Nielsen charges lakhs per month for survey data with a 3-month lag. Atom delivers transaction-verified, SKU-level intelligence with 24-hour latency. The data is better. The lag is shorter. The price is lower.
"A Nestle brand manager can see that Maggi velocity drops 18% in Koramangala above ₹14 but holds in Whitefield up to ₹16. No survey gets you there."
But Atom hides a deeper conflict. Zepto's own private label, Go Zero, receives preferential search placement and pays zero listing fees. External brands pay ₹30,000/month for analytics access and listing fees on top. Zepto is using the data from its brand customers to compete with them directly, at lower cost, in their own sales channel.
$47B ad business built by owning the purchase moment.
Atom wins on speed and price.

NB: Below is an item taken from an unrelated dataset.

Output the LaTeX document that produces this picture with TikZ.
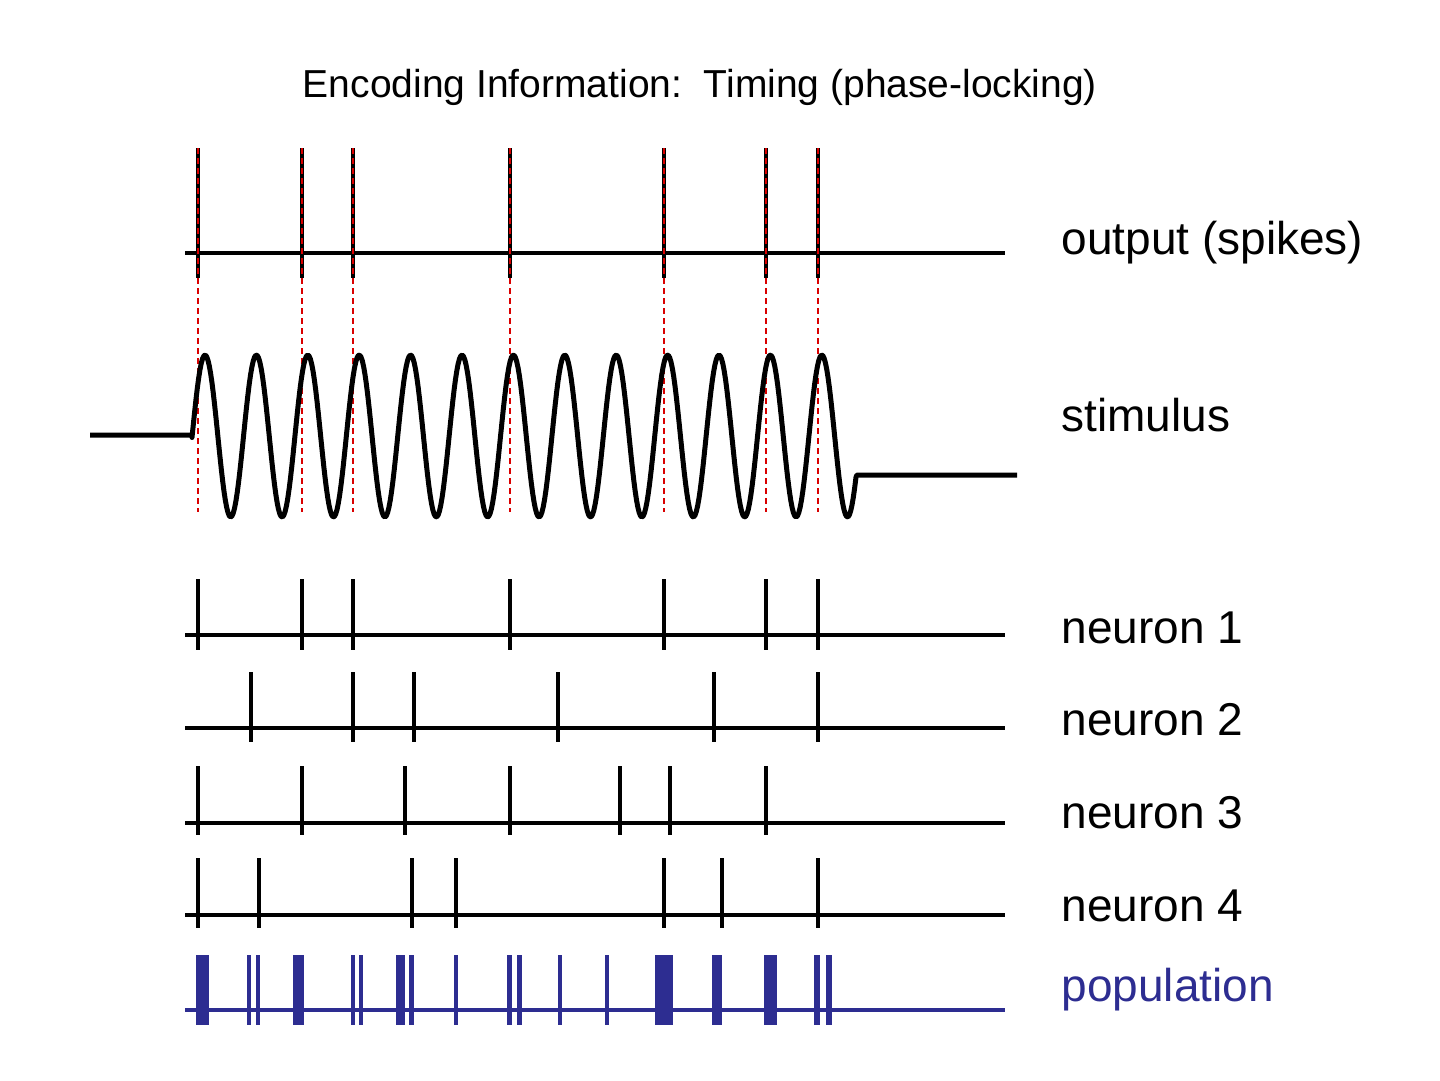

Nielsen wins on legacy trust.
06 · So When Does It Work?
Three phases. None of them involve groceries getting cheaper to deliver.
Store density grows until per-order logistics costs reach zero contribution loss. Blinkit already proved this is achievable at scale.
At ₹50,000 Cr GMV (FY27 target), a 5% ad take rate = ₹2,500 Cr, near-pure margin. FMCG ad budgets are mandatory and sticky once embedded in annual brand plans.
Top 200 FMCG brands at ₹30k-5 Cr/year = ₹200-1,000 Cr recurring, high-margin revenue. Nielsen pricing. Better data. SaaS churn profile.
Breakeven comes from ads becoming too valuable to ignore, not groceries getting cheaper to deliver.
Conclusion
Dmart took 20 years to reach 8% PAT. Zepto doesn't have that runway.
₹1,000 Cr annualised, 220% YoY growth, 557 advertisers on Blinkit alone. This is not a pilot.
Zepto sells intelligence to brands while competing with them via Go Zero. That tension will define how much FMCG trust the platform earns.
Instagram drives discovery. Zepto closes the sale and owns the data. The budget will follow the proof.
Your kirana uncle makes money on the dal.
Zepto will make money on knowing you're about to run out of it.